Selanjutnya, diskusi yang berlangsung berhari-hari itu memusat ke masalah tafsir dan kebenarannya. Seorang pekerja buku mengatakan, dalam penafsiran nash-nash agama sangat banyak bentuk tafsir yang dihasilkan. Bahkan, dari tafsir itu sendiri kadang melahirkan penafsiran-penafsiran yang beraneka ragam dari karya tafsir tersebut. Ia mengutip pernyataan Abu Ja`far—ayah Imam Ja`far Ash-Shadiq—bahwa dalam satu ayat Al-Quran memiliki tujuh tafsir dan dalam setiap tafsirannya mengandung beberapa penafsiran lagi.

Sebagaimana ditulis oleh Jalaluddin Rakhmat dalam bukunya, Tafsir Sufi Al Fatihah: Mukadimah—diterbitkan PT.Remaja Rosdakarya, Bandung, 1999, hal: 22-23—“Bahwa Al-Quran mengandung makna lahiriah dan batiniah disebutkan dalam hadis-hadis yang diriwayatkan oleh semua mazhab dalam Islam. Jabir bin Yazid al-Ja'fi berkunjung pada gurunya, Imam Muhammad al-Baqir as. Ia berkata, ‘Aku bertanya kepada Abu Ja'far a.s sesuatu yang yang berkenaan dengan tafsir. Ia menjawab pertanyaanku. Kemudian, untuk kedua kalinya aku bertanya hal yang sama, dan ia memberikan jawaban yang lain. Aku berkata, ‘Semoga aku menjadi tebusanmu, engkau menjawabku untuk masalah ini dengan jawaban yang berbeda dengan jawaban sebelum ini’. Imam berkata, ‘Hai Jabir, sesungguhnya Al-Quran ini ada batinnya. Setiap batin ada batinnya lagi. Al-Quran juga ada lahirnya. Setiap lahir ada lahirnya lagi’.”

Menurut Kang Jalal, yang dikatakan Imam Baqir itu merujuk kepada hadis Nabi Muhammad saw yang terkenal, ‘Ina lil qur-aani dhohron wa bathnan wa libathnihi bathnan ilaa sab’ati abtunin (sesungguhnya Al-Quran itu ada lahir dan ada batinnya.
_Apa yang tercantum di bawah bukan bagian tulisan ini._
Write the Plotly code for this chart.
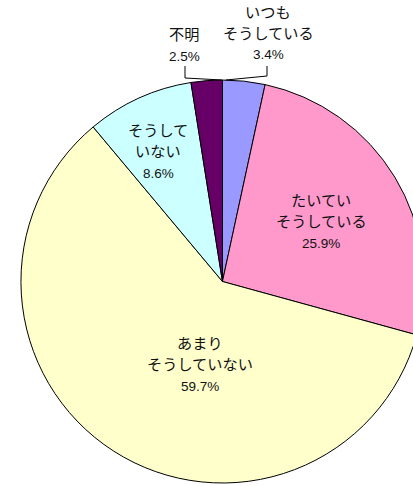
import plotly.graph_objects as go

labels = ["いつも<br>そうしている", "たいてい<br>そうしている", "あまり<br>そうしていない", "そうして<br>いない", "不明"]
values = [3.4, 25.9, 59.7, 8.6, 2.5]
colors = ["#9999FF", "#FF99CC", "#FFFFCC", "#CCFFFF", "#660066"]

W, H = 444, 486
# label centre positions (pixels) for first line of each label
label_pos = [(268, 12), (321, 200), (200, 343), (158, 130), (184, 35)]
LINE = 21.5

fig = go.Figure(go.Pie(
    labels=labels, values=values, sort=False, direction="clockwise", rotation=0,
    marker=dict(colors=colors, line=dict(color="black", width=1)),
    textinfo="none", hoverinfo="label+percent", showlegend=False,
    domain=dict(x=[0.002, 1], y=[(H - 483) / H, (H - 80) / H]),
))

font = dict(family="Liberation Sans, Arial, Noto Sans CJK JP", color="#111111")
for lab, val, (px, py) in zip(labels, values, label_pos):
    lines = lab.split("<br>") + [f"{val}%"]
    for i, t in enumerate(lines):
        fig.add_annotation(x=px / W, y=1 - (py + i * LINE) / H, xref="paper", yref="paper",
                           text=t, showarrow=False, xanchor="center", yanchor="middle",
                           font=dict(font, size=13.5 if t.endswith("%") else 15.2))

def seg(x0, y0, x1, y1):
    fig.add_shape(type="line", xref="paper", yref="paper",
                  x0=x0 / W, y0=1 - y0 / H, x1=x1 / W, y1=1 - y1 / H,
                  line=dict(color="black", width=1))

seg(185, 66, 185, 78)
seg(185, 78, 222, 80)
seg(267, 66, 267, 76)
seg(267, 76, 226, 80)

fig.update_layout(width=W, height=H, margin=dict(l=0, r=0, t=0, b=0),
                  paper_bgcolor="white", plot_bgcolor="white")
fig.write_html("out.html", config={"displayModeBar": False},
               post_script="document.body.style.margin='0';document.body.style.overflow='hidden';")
Untuk setiap batin ada batinnya lagi, sampai tujuh batin). Hadis ini terdapat dalam kitab Kanz al-`Ummal (jilid I, hal: 550), Al-Itqan (jilid 2, hal: 486), Furu` al-Kafi (jilid 4, hal: 459), `Ilal al-Syara`i (hal: 606), Ushul al-Kafi (jilid I, hal: 374), Tafsir al-`Iyyasyi (jilid I, hal: 2,11,12), al-Khishal (jilid 2, hal: 358), al-Mahasin (hal: 300), Bashaa-ir al-Darajat (hal: 196), Shahih Bukhari (jilid 4, hal: 227), Shahih Muslim (jilid I, hal: 561) dan lainya.

Persoalan tafsir memang tidak pernah selesai hingga muncul Hari Akhir kehidupan dunia. Selama manusia membaca, menelaah, dan memikirkan segala sesuatu yang berkaitan dengan persoalan-persoalan yang berkaitan dengan agama (Islam), akan banyak melahirkan berbagai macam tafsir atau pemahaman agama yang beraneka ragam. Dari perbadaan itu melahirkan kelompok atau mazhab; dan dari mazhab itu akan muncul pecahannya dalam bentuk sekte-sekte kecil yang berpisah karena berbeda dalam memahami pemahaman dari sebuah tafsir atas nash-nash agama—yang dipahami pemuka agama (ulama) sebelumnya. Wajar jika Abdul Karim Soroush, cendekiawan Muslim Iran, mengatakan bahwa pemahaman agama dan ilmu-ilmu agama bersifat tidak sakral dan dapat dikembangkan sesuai dengan kebutuhan zamannya.

Persoalan agama dan hal-hal yang berkaitan dengan agama, memang selalu tidak pernah usang diperbincangkan manusia. Dari mulai kiyai, ustadz, dosen, guru, petani, pekerja bangunan, jurnalis, insinyur, pebisnis, pekerja buku (editor, desainer, ghost-writer dsb), ibu rumah tangga, mahasiswa, dan lainnya, pasti pernah membincangkannya. Adakah wacana yang terus hidup dalam kehidupan manusia, selain wacana yang berkenaan dengan agama?